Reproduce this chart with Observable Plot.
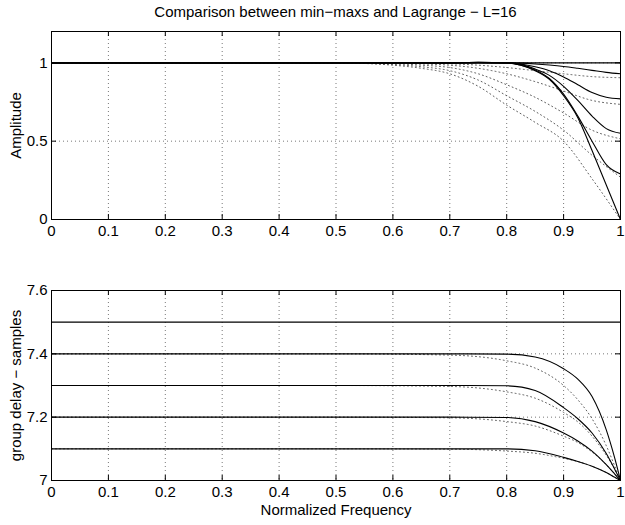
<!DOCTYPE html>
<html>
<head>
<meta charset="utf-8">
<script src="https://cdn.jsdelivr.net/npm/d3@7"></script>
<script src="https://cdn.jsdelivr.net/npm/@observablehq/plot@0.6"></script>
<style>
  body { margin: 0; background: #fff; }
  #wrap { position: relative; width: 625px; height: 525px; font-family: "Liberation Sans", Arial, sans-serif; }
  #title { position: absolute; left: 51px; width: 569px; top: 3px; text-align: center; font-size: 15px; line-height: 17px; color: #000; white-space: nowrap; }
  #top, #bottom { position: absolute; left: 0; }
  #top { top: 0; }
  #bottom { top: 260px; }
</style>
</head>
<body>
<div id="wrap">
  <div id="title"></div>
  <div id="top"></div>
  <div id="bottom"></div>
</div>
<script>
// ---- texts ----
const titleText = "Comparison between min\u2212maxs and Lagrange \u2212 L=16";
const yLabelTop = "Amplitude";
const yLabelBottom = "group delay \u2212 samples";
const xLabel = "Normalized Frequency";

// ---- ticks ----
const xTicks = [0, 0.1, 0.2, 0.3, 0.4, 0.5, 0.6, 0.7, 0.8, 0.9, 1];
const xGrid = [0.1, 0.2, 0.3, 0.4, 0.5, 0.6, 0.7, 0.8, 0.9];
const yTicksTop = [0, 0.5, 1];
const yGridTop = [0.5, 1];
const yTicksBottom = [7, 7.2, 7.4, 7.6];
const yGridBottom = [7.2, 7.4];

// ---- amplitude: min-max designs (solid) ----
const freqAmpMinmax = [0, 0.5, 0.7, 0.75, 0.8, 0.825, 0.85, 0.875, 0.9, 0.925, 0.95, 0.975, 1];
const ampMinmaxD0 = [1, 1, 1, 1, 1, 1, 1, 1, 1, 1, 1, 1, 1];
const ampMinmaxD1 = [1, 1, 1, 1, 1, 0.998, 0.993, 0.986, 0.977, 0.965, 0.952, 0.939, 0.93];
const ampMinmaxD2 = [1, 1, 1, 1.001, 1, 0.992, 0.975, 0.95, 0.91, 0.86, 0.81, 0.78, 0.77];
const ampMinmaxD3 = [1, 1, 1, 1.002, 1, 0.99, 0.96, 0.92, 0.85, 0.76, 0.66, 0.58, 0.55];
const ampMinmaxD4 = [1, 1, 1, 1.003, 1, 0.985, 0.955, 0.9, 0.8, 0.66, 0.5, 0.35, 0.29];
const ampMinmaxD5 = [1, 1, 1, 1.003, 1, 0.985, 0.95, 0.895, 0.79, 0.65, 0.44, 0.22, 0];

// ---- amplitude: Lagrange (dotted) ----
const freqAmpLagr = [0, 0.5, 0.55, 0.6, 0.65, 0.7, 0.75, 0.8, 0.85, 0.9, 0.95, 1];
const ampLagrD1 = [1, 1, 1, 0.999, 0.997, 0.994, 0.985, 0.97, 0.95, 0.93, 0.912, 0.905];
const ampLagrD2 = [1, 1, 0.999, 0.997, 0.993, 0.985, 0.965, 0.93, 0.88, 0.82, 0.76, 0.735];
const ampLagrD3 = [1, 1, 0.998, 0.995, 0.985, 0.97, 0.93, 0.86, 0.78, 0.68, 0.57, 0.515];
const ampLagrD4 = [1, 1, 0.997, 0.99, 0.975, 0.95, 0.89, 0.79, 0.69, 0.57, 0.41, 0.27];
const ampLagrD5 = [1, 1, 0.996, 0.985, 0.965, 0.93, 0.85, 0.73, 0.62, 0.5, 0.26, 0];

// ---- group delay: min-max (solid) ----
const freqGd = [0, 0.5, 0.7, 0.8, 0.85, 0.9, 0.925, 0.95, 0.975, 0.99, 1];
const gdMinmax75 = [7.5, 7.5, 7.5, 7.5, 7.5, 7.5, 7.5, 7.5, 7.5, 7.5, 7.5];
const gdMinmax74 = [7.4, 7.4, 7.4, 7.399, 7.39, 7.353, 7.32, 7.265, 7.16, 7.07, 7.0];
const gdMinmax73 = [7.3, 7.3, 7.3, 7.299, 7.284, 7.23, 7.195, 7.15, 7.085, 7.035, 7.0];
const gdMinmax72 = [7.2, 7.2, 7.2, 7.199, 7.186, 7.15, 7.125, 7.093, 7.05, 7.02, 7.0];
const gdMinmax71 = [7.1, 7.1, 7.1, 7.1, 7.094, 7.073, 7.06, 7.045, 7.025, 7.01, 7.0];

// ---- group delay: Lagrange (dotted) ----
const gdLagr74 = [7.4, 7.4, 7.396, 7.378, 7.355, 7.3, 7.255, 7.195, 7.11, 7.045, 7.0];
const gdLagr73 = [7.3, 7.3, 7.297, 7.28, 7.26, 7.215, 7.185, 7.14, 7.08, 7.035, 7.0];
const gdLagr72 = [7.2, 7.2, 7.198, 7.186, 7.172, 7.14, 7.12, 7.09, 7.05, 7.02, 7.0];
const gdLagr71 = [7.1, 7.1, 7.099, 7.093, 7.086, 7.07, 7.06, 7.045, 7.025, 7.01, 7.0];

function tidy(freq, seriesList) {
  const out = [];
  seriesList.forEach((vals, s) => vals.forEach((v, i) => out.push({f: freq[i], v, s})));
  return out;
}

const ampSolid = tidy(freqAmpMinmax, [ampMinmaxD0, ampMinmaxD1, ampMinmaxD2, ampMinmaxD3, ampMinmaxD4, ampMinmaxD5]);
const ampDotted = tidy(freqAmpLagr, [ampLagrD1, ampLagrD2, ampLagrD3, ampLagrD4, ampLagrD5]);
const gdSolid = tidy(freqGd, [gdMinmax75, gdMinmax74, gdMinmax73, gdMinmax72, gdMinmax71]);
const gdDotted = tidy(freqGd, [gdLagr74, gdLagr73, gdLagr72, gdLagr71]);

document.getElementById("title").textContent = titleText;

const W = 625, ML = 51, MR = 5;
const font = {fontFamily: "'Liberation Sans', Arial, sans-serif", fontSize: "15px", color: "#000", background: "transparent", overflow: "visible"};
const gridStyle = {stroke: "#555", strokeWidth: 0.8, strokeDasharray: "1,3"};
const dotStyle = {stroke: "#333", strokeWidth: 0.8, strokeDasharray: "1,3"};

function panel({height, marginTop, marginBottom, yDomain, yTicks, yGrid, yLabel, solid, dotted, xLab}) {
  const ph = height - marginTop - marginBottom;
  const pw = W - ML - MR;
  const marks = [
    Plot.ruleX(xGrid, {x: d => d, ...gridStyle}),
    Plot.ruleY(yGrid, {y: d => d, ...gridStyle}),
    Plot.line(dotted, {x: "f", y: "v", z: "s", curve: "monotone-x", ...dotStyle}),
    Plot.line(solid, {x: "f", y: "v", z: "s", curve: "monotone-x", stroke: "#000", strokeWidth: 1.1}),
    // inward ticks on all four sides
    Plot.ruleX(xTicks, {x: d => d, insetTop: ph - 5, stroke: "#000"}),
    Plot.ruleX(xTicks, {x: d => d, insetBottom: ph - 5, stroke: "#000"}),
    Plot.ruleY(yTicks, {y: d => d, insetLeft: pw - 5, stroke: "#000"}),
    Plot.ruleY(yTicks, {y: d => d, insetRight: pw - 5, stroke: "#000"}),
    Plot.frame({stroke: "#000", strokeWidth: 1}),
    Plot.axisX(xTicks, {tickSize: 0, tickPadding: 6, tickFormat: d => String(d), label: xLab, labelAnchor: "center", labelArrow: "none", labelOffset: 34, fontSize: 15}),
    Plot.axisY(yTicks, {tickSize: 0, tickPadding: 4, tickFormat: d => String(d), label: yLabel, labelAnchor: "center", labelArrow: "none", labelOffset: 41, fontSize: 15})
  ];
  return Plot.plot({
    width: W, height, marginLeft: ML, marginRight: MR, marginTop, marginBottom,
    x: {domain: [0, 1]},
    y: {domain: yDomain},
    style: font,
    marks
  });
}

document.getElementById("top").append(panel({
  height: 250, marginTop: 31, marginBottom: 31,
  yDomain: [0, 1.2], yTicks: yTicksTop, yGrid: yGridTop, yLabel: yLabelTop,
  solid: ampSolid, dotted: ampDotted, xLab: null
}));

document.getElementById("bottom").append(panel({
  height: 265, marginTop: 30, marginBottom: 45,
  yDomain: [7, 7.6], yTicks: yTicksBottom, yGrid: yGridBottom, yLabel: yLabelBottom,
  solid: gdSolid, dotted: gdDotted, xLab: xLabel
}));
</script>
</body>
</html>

# # # # #

What to do:
Restate only the lines running from the start of the material above through the line containing "const yGridBottom = [7.2, 7.4];", ends included. No pictures.

Full output:
Reproduce this chart with Observable Plot.
<!DOCTYPE html>
<html>
<head>
<meta charset="utf-8">
<script src="https://cdn.jsdelivr.net/npm/d3@7"></script>
<script src="https://cdn.jsdelivr.net/npm/@observablehq/plot@0.6"></script>
<style>
  body { margin: 0; background: #fff; }
  #wrap { position: relative; width: 625px; height: 525px; font-family: "Liberation Sans", Arial, sans-serif; }
  #title { position: absolute; left: 51px; width: 569px; top: 3px; text-align: center; font-size: 15px; line-height: 17px; color: #000; white-space: nowrap; }
  #top, #bottom { position: absolute; left: 0; }
  #top { top: 0; }
  #bottom { top: 260px; }
</style>
</head>
<body>
<div id="wrap">
  <div id="title"></div>
  <div id="top"></div>
  <div id="bottom"></div>
</div>
<script>
// ---- texts ----
const titleText = "Comparison between min\u2212maxs and Lagrange \u2212 L=16";
const yLabelTop = "Amplitude";
const yLabelBottom = "group delay \u2212 samples";
const xLabel = "Normalized Frequency";

// ---- ticks ----
const xTicks = [0, 0.1, 0.2, 0.3, 0.4, 0.5, 0.6, 0.7, 0.8, 0.9, 1];
const xGrid = [0.1, 0.2, 0.3, 0.4, 0.5, 0.6, 0.7, 0.8, 0.9];
const yTicksTop = [0, 0.5, 1];
const yGridTop = [0.5, 1];
const yTicksBottom = [7, 7.2, 7.4, 7.6];
const yGridBottom = [7.2, 7.4];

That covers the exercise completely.